EXERCISE ->
Will you quote precisely the lines that run from the top of the material below to the line containing "y_max = 397", both ends included?

DATA EXTRACT ->

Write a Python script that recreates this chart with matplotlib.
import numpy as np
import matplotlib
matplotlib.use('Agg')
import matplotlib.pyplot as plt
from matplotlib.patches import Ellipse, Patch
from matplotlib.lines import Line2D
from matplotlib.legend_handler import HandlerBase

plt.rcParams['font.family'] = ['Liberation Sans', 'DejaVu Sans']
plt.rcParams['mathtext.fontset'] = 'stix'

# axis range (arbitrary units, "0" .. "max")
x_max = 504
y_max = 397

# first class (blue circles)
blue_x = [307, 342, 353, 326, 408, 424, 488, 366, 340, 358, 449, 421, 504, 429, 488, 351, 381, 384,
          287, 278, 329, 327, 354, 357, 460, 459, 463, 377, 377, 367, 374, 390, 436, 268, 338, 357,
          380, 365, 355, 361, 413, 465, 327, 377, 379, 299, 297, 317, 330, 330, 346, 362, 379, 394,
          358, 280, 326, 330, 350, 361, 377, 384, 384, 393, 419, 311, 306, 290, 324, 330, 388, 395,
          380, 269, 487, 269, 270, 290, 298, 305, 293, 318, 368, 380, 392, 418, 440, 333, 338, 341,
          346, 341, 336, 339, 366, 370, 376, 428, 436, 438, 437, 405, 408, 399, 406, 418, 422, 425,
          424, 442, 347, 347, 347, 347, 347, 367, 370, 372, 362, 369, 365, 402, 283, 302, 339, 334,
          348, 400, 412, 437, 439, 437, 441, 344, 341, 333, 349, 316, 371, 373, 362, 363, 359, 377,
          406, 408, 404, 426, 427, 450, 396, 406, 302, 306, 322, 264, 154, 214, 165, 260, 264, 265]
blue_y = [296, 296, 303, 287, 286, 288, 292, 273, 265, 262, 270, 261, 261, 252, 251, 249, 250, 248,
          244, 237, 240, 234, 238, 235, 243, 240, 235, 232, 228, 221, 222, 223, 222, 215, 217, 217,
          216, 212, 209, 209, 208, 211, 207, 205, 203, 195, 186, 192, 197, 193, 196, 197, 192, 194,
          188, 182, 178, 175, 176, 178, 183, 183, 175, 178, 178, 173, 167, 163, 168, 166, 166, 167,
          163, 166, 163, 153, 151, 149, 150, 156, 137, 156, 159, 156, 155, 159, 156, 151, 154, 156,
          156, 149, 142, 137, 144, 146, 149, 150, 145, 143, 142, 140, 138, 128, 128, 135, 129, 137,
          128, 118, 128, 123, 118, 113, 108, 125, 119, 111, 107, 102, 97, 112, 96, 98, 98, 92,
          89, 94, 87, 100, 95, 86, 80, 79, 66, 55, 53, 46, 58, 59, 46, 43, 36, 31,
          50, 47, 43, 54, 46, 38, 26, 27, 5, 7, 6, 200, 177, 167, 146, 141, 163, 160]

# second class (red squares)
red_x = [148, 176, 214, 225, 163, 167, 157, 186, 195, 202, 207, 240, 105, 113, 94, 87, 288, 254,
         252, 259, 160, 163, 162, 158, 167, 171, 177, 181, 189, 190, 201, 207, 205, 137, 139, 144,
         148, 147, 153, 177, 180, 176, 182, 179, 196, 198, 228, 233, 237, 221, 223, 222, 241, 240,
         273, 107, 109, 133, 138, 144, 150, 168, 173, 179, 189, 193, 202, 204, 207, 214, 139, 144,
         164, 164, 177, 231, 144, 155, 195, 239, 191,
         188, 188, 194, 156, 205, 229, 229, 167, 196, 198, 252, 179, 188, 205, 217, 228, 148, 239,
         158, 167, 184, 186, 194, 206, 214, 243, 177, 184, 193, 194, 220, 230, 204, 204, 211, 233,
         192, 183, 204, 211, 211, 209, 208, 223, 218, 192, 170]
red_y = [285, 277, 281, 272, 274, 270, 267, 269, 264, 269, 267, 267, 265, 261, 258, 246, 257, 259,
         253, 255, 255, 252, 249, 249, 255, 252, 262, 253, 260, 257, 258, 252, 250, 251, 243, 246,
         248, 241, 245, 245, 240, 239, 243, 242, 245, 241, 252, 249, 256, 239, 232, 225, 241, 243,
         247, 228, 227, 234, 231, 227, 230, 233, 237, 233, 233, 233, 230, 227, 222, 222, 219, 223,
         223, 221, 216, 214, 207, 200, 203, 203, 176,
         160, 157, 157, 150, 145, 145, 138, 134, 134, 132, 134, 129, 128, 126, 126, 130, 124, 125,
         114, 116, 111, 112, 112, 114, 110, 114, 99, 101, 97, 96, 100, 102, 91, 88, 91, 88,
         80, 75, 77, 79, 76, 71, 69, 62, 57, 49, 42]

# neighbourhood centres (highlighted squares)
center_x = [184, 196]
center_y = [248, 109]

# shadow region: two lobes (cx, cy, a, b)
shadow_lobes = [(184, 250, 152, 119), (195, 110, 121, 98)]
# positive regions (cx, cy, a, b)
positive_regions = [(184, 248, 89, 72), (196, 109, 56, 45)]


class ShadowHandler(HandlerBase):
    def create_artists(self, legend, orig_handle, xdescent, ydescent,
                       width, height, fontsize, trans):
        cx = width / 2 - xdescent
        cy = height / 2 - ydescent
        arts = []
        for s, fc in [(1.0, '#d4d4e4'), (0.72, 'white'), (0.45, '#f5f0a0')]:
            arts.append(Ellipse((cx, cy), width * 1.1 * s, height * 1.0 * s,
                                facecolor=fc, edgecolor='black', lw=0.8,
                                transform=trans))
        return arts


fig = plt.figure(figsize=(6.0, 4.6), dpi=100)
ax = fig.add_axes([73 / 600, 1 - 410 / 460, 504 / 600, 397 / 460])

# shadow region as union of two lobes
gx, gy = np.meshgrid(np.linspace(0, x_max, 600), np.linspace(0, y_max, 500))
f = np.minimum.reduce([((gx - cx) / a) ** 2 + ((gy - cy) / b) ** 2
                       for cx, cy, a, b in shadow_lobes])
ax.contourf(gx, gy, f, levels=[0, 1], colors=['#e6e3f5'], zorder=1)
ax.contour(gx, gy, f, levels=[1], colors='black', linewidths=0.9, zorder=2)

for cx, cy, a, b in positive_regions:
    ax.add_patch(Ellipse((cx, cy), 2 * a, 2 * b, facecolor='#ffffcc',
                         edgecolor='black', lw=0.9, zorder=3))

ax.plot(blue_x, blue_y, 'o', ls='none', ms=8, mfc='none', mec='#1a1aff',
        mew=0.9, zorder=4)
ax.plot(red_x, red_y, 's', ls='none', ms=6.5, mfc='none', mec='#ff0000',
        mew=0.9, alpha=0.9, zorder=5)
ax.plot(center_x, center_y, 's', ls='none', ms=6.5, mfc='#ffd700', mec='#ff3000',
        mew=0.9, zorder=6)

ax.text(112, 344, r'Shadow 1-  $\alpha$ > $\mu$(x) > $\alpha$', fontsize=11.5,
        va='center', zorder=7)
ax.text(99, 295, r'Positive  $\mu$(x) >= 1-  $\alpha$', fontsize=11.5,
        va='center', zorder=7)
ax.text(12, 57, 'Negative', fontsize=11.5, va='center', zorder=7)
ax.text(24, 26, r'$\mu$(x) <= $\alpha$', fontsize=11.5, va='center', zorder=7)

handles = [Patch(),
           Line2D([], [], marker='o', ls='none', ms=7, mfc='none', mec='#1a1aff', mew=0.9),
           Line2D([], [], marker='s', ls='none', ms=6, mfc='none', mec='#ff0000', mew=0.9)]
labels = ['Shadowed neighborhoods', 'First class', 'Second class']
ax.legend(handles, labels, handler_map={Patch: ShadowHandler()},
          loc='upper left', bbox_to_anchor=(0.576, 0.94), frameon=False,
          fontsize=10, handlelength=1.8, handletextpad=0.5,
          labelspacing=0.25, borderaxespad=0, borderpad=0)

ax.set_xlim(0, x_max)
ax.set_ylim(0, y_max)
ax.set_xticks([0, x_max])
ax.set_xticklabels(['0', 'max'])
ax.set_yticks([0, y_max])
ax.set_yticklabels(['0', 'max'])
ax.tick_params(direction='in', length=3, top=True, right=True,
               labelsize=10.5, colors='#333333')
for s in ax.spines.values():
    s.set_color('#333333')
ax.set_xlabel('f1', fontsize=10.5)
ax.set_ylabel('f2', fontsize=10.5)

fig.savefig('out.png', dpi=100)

FINAL RESULT ->
Write a Python script that recreates this chart with matplotlib.
import numpy as np
import matplotlib
matplotlib.use('Agg')
import matplotlib.pyplot as plt
from matplotlib.patches import Ellipse, Patch
from matplotlib.lines import Line2D
from matplotlib.legend_handler import HandlerBase

plt.rcParams['font.family'] = ['Liberation Sans', 'DejaVu Sans']
plt.rcParams['mathtext.fontset'] = 'stix'

# axis range (arbitrary units, "0" .. "max")
x_max = 504
y_max = 397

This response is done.